残業や休日出勤に対する賃金がきちんと出ていない場合には,時間外労働賃金の請求をすることになります。
さて,何をもって時間外労働というのでしょうか。
まず,原則として時間外労働は禁止されている,ということは抑えておくと良いでしょう。
労働基準法では,第32条で次のように定めています。
1 使用者は,労働者に,休憩時間を除き1週間について40時間を超えて,労働させてはならない。
2 使用者は,1週間の各日については,労働者に,休憩時間を除き1日について8時間を超えて労働させてはならない。
そう,1日に8時間労働,1週間に40時間労働というのが,法律の原則であり,これを法定労働時間といいます。
(規模等により,例外はあります。
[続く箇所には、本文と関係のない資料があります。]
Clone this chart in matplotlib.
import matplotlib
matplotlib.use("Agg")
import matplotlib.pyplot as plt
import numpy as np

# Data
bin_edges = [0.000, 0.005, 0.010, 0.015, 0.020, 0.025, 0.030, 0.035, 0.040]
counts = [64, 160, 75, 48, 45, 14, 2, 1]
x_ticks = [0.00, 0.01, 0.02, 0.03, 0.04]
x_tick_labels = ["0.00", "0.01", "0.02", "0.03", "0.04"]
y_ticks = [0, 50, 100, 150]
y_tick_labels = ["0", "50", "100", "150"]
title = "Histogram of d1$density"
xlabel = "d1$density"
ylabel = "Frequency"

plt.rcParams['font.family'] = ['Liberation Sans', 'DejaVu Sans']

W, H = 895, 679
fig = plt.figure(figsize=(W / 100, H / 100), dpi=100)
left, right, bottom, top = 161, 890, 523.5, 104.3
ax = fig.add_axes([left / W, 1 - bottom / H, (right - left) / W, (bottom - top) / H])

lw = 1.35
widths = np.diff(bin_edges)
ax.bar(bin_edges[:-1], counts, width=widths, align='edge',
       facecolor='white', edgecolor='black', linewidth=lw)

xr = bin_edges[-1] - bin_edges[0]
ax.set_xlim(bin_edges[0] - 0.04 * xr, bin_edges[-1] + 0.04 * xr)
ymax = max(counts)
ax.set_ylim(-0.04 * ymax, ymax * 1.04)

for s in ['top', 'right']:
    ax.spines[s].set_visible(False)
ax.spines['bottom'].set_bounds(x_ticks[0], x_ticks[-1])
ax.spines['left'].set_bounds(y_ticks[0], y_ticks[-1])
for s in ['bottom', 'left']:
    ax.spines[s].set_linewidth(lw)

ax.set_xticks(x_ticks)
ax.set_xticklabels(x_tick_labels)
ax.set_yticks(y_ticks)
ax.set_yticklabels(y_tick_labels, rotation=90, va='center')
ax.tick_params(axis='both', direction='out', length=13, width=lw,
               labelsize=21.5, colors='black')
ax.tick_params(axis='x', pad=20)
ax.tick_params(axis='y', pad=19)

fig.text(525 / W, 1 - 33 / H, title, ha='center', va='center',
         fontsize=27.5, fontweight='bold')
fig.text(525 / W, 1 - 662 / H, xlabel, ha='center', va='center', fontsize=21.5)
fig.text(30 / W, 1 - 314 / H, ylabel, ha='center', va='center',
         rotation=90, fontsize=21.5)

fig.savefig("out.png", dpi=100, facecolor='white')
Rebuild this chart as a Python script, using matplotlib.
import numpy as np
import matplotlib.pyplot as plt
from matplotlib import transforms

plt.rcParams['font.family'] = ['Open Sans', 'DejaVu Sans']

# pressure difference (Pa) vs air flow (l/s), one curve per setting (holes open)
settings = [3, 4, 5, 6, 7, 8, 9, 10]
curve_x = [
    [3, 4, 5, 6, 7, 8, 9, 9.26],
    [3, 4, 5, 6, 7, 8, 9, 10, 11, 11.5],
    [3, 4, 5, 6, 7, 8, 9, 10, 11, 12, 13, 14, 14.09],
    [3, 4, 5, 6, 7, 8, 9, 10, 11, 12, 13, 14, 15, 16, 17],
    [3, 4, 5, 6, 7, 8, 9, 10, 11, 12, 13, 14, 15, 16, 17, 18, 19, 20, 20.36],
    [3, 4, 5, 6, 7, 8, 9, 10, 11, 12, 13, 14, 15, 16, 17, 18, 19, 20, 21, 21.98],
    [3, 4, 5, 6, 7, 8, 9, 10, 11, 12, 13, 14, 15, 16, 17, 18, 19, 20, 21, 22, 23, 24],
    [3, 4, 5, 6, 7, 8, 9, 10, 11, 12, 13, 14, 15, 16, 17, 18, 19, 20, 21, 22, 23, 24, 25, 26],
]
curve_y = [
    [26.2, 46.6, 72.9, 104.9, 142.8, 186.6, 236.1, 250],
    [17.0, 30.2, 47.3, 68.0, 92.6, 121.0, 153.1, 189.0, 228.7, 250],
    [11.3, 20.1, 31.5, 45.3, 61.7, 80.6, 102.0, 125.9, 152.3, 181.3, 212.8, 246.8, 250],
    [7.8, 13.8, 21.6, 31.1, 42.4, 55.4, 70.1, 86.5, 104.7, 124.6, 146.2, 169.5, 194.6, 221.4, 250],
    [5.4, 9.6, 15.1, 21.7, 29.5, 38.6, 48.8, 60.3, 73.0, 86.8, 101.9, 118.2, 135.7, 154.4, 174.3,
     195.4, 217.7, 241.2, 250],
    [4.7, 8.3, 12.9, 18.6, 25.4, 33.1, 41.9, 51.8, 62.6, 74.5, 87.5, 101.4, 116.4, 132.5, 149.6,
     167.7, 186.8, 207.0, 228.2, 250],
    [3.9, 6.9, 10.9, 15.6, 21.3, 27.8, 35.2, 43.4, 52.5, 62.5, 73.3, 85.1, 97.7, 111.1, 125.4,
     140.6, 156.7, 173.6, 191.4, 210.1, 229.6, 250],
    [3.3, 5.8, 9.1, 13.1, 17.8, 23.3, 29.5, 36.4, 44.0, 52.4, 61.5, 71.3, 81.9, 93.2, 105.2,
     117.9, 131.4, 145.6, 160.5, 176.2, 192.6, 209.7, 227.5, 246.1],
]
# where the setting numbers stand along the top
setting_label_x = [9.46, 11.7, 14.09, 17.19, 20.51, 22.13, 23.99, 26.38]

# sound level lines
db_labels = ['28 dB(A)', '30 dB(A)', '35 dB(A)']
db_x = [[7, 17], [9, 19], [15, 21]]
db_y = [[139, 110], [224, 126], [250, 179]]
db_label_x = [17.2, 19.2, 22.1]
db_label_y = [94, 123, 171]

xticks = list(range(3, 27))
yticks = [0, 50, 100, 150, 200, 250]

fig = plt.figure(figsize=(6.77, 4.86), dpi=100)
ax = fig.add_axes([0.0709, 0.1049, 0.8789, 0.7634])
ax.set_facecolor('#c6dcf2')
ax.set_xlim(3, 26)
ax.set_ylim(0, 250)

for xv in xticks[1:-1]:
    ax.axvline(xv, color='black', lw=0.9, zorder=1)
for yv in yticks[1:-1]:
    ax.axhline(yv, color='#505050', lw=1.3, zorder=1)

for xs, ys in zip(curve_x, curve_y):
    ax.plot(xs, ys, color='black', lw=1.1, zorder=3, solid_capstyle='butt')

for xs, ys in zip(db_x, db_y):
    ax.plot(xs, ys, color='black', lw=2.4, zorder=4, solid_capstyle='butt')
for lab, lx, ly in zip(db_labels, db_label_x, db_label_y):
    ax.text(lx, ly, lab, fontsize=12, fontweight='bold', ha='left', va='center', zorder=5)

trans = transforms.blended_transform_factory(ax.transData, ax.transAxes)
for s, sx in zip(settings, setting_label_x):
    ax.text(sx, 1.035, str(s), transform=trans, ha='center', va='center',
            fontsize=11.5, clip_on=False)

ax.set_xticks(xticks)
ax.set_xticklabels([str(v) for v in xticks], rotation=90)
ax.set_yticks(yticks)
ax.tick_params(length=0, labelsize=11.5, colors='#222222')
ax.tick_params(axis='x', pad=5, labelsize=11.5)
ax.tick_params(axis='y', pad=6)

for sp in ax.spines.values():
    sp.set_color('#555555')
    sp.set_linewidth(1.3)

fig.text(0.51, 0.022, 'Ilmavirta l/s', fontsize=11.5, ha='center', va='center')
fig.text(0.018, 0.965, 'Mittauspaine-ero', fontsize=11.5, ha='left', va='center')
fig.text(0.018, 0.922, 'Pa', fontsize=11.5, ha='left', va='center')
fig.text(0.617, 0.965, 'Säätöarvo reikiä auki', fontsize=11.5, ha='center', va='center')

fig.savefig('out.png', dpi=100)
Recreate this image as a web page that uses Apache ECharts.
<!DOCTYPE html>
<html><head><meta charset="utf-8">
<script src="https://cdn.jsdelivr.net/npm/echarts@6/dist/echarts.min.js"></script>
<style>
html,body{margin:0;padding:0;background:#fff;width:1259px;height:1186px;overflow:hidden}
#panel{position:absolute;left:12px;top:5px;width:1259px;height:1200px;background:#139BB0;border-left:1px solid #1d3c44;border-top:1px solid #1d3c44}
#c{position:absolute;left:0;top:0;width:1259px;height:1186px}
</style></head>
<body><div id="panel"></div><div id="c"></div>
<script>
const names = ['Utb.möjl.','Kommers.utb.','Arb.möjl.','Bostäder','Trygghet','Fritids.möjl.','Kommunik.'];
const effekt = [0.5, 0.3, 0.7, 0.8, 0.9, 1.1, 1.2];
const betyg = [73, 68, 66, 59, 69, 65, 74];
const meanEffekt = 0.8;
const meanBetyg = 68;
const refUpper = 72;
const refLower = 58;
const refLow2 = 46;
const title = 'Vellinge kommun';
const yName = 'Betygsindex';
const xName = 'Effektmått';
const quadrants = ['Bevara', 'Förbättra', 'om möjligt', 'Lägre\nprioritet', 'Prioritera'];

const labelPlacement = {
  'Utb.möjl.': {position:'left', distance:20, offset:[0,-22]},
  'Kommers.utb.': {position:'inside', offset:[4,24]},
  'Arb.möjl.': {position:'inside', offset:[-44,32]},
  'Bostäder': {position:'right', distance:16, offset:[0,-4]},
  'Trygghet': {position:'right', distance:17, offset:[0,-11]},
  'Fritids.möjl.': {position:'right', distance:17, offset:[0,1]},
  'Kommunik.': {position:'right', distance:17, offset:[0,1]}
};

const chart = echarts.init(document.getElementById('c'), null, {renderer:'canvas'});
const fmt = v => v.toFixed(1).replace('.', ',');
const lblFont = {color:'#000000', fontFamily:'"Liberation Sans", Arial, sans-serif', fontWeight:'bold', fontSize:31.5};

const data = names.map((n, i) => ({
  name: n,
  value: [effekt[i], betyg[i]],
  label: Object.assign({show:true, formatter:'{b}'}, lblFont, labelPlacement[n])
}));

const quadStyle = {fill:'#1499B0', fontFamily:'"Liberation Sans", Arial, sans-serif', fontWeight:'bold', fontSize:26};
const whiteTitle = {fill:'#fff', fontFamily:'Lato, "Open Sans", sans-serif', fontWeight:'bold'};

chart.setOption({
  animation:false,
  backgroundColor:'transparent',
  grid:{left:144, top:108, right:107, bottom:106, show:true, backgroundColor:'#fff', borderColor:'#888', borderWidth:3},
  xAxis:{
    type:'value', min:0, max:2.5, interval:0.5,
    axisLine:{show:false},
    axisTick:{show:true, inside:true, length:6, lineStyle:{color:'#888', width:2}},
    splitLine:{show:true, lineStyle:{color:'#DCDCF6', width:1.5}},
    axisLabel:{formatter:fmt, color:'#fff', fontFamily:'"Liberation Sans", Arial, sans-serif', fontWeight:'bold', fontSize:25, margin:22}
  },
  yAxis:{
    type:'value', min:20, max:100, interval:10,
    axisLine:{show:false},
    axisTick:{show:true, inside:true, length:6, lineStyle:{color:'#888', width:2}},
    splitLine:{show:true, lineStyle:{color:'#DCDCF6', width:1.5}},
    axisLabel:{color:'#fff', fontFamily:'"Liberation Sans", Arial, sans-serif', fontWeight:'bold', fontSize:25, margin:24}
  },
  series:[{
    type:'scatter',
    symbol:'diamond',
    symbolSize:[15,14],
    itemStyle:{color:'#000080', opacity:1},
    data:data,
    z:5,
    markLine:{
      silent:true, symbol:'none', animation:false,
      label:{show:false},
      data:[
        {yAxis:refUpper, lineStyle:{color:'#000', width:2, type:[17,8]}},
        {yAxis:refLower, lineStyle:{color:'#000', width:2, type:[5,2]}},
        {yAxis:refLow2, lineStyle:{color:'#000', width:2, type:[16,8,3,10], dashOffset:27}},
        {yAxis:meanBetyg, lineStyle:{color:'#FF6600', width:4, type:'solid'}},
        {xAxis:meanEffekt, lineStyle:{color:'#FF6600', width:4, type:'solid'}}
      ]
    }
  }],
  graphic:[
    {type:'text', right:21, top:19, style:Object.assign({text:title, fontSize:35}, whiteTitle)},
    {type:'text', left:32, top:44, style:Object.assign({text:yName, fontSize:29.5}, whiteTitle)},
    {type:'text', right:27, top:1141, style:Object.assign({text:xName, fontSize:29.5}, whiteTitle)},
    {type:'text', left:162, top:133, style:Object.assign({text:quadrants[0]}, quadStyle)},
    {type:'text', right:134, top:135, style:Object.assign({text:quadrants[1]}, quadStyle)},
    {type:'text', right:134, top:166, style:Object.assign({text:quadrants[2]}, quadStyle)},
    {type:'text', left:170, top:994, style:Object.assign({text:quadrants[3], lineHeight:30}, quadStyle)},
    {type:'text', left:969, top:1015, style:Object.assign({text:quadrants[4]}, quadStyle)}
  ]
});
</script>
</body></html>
)
この制限の中で,会社は就業規則等で労働時間を定めることになります。
多くの会社は,休憩時間を除いて1日8時間,週休2日制という,労働基準法の上限の時間を定めることになります(所定労働時間)。
法定労働時間を超えた労働時間を時間外労働時間といいます。
所定労働時間=法定労働時間であれば問題ありませんが,所定労働時間が法定労働時間よりも下回って定められているときは,法律的には,残業=時間外労働というわけではないので,注意が必要です(残業をしても法定労働時間内,ということがあります)。
時間外労働をしてもよい場合として,いくつか定められていますが,労使間に,三六協定を締結し,これを所轄労基署長に提出したときが,代表的な場合です(労基法36条)。
三六協定に定めるべき事項は,次のとおりです。
① 時間外または休日の労働をさせる必要のある具体的事由
② 業務の種類
③ 労働者の数
④ 1日及び1日を超える一定の期間についての延長することができる時間又は労働させることができる休日
⑤ 協定の有効期限
なお,三六協定があっても,一定の労働者との関係では,時間外労働をさせることは出来ない(18歳未満の年少者),1日2時間以上は延長できない(坑内労働等),労働者が請求した場合には時間外労働させることは出来ない(妊産婦),などと定められています。
三六協定があるからといって,際限なく,労働者に時間外労働をさせることは出来ません。
労働者にさせることのできる時間外労働時間の上限が定められています。
1週間に15時間
2週間に27時間
4週間に43時間
1か月に45時間
2か月に81時間
3か月に120時間
1年に360時間
もっとも,労使の合意により,例外的な場合には,これらの制限を超えた時間数を設定することもできるという内容の合意が認められているため,問題があるといわれています。
労働者が時間外労働を行った場合,使用者は,通常の労働時間の賃金の2割5分増し以上の割増賃金を支払わなければ成りません。
これが休日労働となると,3割5分増し,となります。
時間外労働時間が60時間を超えた場合には,超えた部分について,5割増しの割増賃金を支払わなければなりません。
このほか,深夜の割増賃金(2割5分増し)もあり,これは時間外労働・休日労働の割増賃金と両立します。
すなわち,午後10時から午前5時まで労働した場合の割増率は2割5分となり,これが時間外労働時間にも当たる場合にはあわせて5割増し,休日労働の深夜労働の場合にはあわせて6割増しとなります。
(休日労働+深夜でない時間外労働で,割増率を足すことはありません。あくまでも3割5分増しです。)
残業以外に,早出でも時間外労働賃金は発生します。